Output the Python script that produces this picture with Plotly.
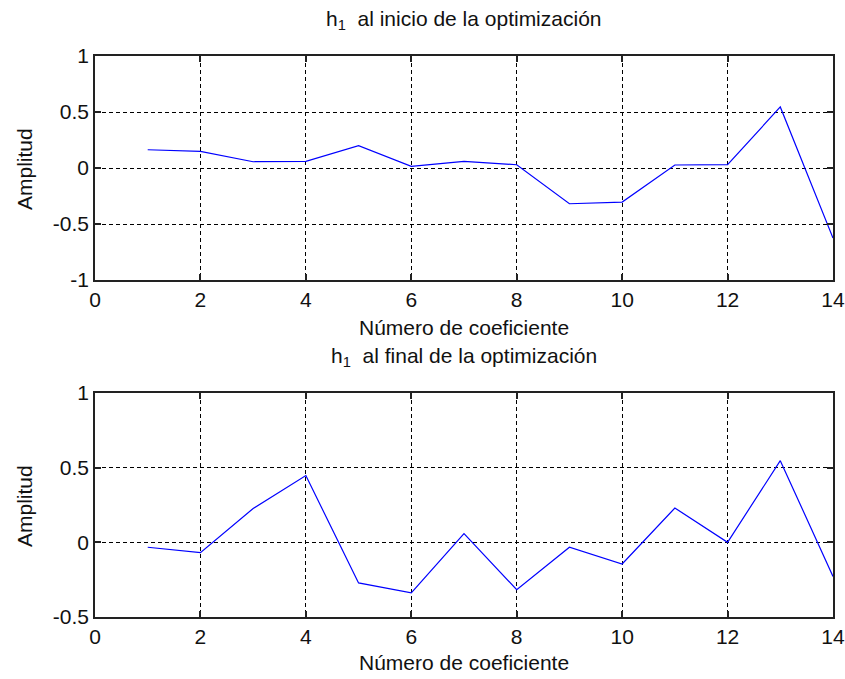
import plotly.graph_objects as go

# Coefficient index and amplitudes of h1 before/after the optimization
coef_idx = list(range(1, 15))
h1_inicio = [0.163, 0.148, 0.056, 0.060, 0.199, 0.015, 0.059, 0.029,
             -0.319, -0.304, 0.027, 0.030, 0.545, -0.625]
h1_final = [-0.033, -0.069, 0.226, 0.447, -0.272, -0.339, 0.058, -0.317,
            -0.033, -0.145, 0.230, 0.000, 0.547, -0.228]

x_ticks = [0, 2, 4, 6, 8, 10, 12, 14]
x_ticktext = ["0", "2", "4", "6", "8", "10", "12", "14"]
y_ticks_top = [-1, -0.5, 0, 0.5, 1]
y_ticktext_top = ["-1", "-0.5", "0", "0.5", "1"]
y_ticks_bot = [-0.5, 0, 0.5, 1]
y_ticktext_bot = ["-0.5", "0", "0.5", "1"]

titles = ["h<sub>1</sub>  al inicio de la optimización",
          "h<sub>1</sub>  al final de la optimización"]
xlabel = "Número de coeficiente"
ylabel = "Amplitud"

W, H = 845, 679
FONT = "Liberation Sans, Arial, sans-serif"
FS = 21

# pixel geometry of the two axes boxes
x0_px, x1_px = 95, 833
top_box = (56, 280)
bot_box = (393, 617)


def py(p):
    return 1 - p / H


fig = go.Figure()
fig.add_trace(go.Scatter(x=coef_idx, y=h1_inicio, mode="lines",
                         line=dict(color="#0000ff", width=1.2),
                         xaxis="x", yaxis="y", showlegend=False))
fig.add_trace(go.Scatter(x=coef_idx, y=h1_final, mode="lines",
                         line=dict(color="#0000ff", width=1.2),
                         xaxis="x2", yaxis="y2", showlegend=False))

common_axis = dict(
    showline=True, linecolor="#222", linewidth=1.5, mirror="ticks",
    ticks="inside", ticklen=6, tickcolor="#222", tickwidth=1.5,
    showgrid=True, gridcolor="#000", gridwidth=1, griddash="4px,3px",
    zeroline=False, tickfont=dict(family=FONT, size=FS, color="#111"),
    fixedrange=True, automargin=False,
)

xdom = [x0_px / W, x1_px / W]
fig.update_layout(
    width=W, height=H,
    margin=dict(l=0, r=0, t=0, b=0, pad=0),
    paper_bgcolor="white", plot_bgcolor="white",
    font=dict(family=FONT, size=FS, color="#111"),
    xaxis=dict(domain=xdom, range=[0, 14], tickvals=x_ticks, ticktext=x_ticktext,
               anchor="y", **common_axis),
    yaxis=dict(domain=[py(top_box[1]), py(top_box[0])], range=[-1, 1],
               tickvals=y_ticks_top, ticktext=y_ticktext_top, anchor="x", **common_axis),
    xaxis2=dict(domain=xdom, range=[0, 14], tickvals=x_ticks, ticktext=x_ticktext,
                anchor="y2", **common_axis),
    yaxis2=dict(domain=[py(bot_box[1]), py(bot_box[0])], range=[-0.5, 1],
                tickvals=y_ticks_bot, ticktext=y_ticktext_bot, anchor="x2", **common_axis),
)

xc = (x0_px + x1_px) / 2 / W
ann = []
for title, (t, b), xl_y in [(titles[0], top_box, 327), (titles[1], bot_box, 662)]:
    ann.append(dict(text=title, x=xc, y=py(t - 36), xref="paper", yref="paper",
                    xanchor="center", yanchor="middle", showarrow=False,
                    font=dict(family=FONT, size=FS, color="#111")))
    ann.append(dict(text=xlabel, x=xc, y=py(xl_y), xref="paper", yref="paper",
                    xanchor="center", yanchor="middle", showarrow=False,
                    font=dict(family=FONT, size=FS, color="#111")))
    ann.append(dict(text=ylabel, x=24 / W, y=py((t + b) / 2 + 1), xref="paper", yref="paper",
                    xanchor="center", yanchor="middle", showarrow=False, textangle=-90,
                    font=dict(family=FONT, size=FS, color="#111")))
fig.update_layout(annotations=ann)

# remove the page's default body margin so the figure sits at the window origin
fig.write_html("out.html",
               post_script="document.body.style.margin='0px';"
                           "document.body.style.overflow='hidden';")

...

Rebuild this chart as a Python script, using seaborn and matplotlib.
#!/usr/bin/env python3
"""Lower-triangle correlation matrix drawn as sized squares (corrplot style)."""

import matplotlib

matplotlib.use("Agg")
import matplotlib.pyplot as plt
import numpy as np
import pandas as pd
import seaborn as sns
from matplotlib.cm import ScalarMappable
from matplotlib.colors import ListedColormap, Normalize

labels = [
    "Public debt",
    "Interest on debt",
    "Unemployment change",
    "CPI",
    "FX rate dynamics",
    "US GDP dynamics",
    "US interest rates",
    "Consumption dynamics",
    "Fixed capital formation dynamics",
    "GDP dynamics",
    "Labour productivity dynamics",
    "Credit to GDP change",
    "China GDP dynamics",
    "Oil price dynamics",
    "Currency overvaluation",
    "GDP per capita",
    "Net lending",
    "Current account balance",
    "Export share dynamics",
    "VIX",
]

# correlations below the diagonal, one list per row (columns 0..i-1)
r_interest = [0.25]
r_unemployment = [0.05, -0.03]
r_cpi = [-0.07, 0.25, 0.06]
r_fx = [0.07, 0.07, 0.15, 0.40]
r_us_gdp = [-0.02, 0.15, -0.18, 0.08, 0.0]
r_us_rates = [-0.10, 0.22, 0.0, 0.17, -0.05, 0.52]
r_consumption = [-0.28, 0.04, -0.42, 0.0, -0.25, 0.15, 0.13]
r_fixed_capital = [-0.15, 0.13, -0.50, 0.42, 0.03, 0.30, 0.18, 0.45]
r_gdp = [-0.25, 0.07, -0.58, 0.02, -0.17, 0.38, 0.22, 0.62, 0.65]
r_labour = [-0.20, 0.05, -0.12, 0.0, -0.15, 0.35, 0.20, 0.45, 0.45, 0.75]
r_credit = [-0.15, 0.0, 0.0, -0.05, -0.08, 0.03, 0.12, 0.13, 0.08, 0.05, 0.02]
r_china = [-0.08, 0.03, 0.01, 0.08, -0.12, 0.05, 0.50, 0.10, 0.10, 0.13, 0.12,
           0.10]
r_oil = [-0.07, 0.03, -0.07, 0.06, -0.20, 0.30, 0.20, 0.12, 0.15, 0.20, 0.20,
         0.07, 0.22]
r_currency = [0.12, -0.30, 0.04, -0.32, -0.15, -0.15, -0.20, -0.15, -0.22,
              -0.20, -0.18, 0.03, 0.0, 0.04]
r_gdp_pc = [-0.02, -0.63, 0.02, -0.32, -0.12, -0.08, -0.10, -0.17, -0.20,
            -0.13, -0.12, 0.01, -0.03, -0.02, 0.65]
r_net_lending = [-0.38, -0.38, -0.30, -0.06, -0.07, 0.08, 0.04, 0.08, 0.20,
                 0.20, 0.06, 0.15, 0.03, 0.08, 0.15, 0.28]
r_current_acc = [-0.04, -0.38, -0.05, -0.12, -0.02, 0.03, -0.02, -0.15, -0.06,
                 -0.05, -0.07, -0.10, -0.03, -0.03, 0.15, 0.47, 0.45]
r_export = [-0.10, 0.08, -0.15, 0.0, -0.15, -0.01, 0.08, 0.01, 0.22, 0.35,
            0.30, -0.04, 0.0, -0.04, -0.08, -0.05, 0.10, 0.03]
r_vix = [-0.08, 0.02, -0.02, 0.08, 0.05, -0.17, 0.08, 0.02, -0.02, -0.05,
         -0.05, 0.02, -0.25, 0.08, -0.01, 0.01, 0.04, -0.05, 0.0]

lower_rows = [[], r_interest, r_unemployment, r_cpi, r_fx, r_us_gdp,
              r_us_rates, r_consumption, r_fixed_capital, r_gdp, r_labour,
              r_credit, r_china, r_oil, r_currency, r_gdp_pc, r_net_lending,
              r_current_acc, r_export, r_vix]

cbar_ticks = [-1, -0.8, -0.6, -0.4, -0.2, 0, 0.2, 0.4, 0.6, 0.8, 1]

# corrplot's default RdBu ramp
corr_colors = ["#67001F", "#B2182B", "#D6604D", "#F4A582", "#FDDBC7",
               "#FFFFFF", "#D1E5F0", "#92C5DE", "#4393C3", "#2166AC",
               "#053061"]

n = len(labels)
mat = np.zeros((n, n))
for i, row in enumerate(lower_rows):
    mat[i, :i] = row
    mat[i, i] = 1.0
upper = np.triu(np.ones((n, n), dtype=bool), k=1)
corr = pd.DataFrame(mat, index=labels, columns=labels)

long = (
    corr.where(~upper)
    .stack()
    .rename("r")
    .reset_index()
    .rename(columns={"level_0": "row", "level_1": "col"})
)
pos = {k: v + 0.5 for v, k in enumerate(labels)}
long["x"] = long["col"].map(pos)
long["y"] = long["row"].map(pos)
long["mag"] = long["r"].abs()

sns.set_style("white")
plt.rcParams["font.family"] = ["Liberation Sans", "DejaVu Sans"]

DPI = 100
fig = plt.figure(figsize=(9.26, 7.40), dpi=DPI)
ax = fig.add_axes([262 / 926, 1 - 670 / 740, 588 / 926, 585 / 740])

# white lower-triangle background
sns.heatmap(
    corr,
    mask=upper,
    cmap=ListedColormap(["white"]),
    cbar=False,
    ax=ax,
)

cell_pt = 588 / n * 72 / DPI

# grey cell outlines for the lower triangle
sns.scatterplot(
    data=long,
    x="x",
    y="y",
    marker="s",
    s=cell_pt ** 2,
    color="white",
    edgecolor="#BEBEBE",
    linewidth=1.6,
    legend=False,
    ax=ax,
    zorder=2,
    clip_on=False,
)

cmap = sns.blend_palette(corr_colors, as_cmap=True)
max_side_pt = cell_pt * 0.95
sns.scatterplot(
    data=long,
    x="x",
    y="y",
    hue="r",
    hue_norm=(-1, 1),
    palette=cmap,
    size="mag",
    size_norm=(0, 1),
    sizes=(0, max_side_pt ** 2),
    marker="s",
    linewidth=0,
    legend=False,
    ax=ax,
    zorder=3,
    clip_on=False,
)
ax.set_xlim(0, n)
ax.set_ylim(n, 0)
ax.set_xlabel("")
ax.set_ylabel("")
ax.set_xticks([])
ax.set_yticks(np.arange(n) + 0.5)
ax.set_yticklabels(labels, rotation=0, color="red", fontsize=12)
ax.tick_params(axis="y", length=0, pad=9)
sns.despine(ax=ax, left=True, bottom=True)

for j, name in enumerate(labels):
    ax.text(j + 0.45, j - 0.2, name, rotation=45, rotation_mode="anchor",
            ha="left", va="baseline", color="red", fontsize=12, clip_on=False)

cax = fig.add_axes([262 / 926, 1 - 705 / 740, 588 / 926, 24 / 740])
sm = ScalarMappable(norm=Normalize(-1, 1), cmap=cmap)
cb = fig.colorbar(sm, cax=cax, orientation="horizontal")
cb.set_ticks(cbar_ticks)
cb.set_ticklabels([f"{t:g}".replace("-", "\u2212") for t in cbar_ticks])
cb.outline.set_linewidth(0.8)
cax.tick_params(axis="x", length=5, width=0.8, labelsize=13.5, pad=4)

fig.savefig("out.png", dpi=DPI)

- Exercise -
Look above and copy only the lines from the one holding "Output the Python" to the one holding "-0.033, -0.145, 0.230, 0.000, 0.547, -0.228]", both included, exactly, minus the pictures.

- Task solution -
Output the Python script that produces this picture with Plotly.
import plotly.graph_objects as go

# Coefficient index and amplitudes of h1 before/after the optimization
coef_idx = list(range(1, 15))
h1_inicio = [0.163, 0.148, 0.056, 0.060, 0.199, 0.015, 0.059, 0.029,
             -0.319, -0.304, 0.027, 0.030, 0.545, -0.625]
h1_final = [-0.033, -0.069, 0.226, 0.447, -0.272, -0.339, 0.058, -0.317,
            -0.033, -0.145, 0.230, 0.000, 0.547, -0.228]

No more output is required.